Nous sommes en 1957 et nous rencontrons les acteurs et les metteurs en scènes qui ont participé à l’inauguration du Théâtre satirique à Sofia. La grande actrice Stoyanka Moutafova nous raconte ses souvenirs du spectacle « Les bains » de Vladimir Maïakovski, qui étaient la première pièce jouée sur la scène de ce théâtre.
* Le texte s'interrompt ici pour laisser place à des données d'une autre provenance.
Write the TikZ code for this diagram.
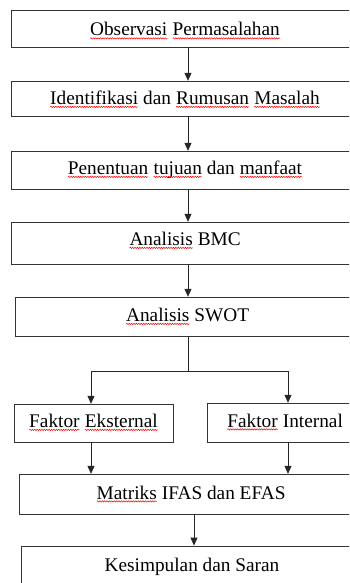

« En cette année 1957, le Théâtre satirique a ouvert sa première saison avec la pièce de Vladimir Maïakovski « Les bains ». Or, il se trouvait que nous n’avions toujours pas de scène finale. Le jour de la Première nous tous, jeunes artistes, étions très inquiets. Pour ma part, j’étais anxieuse, mais surtout curieuse. Au fond, je n’étais pas aussi inquiète que je le disais, car je faisais entièrement confiance au metteur en scène et fondateur du théâtre Stéphane Sartchadjiev. Je crois que nous deux nous nous ressemblions. J’aime les créateurs qui font confiance à leur inspiration du dernier moment car cela peut être très créatif. Stéphane Sartchadjiev nous a dit de commencer le spectacle tranquillement, et que dans l’entracte, il allait nous raconter la scène finale. Et c’est ce qui s’est passé : il nous a réuni et nous a dit : j’ai trouvé la scène finale, soyez rassurés! Nous, qui jouions des personnages négatifs, nous devions nous jeter de la scène dans l’orchestre qui joue dans le noir. C’était une métaphore de l’enfer. Pendant que je jouais cette scène j’avais même peur d’écraser quelqu’un dans le noir. Alors, tout d’un coup j’ai entendu une voix : « Pousses-toi, tu vas m’écraser », c’était Georgui Partsalev. Bref, je n’oublierais jamais cette première qui portait la signature unique et extraordinaire du metteur en scène Sartchadjiev ».
Bien sûr, dans le temps, il existait des contraintes idéologiques. « Lors de cette première représentation, le premier cri que le nouveau-né a poussé n’était pas le pleur du bébé mais l’appel d’une voix claire d’adulte : Nous sommes un théâtre de propagande. Le message était que même si nous étions un nouveau-né dans le monde du théâtre, dès notre naissance, nous allions montrer que nous restons droits sur nos pieds et, en nous saisissant des armes de l’humour et de la satyre, nous rejoignons l’armée de combattants pour la gloire du communisme », écrit le metteur en scène Stéphane Sartchadjiev. Voici des extraits de l’interview faite juste avant l’inauguration du théâtre :
« Nous avions préparé trois spectacles – « Les bains » de Maïakovski, un spectacle compilation d’œuvres satiriques d’auteurs bulgares qui était introduit avec une conférence, de la musique et des chants. Enfin, nous avions préparé aussi un spectacle appelé « La satyre au long des siècles », qui commençait avec Juvenal et Aristophane, ensuite le Moyen Age, la Renaissance, jusqu’à nos jours. A chaque fois, nous jouions avec les costumes, les décors, la musique de l’époque. Chaque œuvre faisait l’objet d’une relecture contemporaine. »
Même si le théâtre avait souvent des problèmes avec la censure, certains metteurs en scène ont marqué l’histoire de l’art dramatique contemporain. Il s’agit par exemple de Metodi Andonov, Gricha Ostrovski, Mladen Kisselov qui ont su innover avec des auteurs tels que Yordan Radichkov et Stanislav Stratiev. Ansi, l’écrivain Yordan Radichkov se souvient de l’enthousiasme incontrôlable des acteurs, lors de la représentation de sa pièce « La pagaille ». « Les acteurs étaient tellement pris par le jeux qu’à la fin du spectacle ils ont demandé au public s’il ne voulait pas qu’ils rejouent de nouveau toute la pièce. »
« Nous allons sans doute commettre des erreurs nous aussi, mais nous n’avons pas peur car nous allons apprendre de nos erreurs. Souvent, nous allons parler des choses avec humour. Mais soyez certains que nous abordons le théâtre avec sérieux », déclare Sartchadjiev dans son discours lors de l’inauguration du Théâtre satirique. Ces paroles caractérisent le théâtre jusqu’à nos jours. Ses metteurs en scène et ses acteurs sont des gens qui font de l’humour mais qui prennent le théâtre au sérieux. C’est pourquoi ils sont tant aimés par des générations de Bulgares.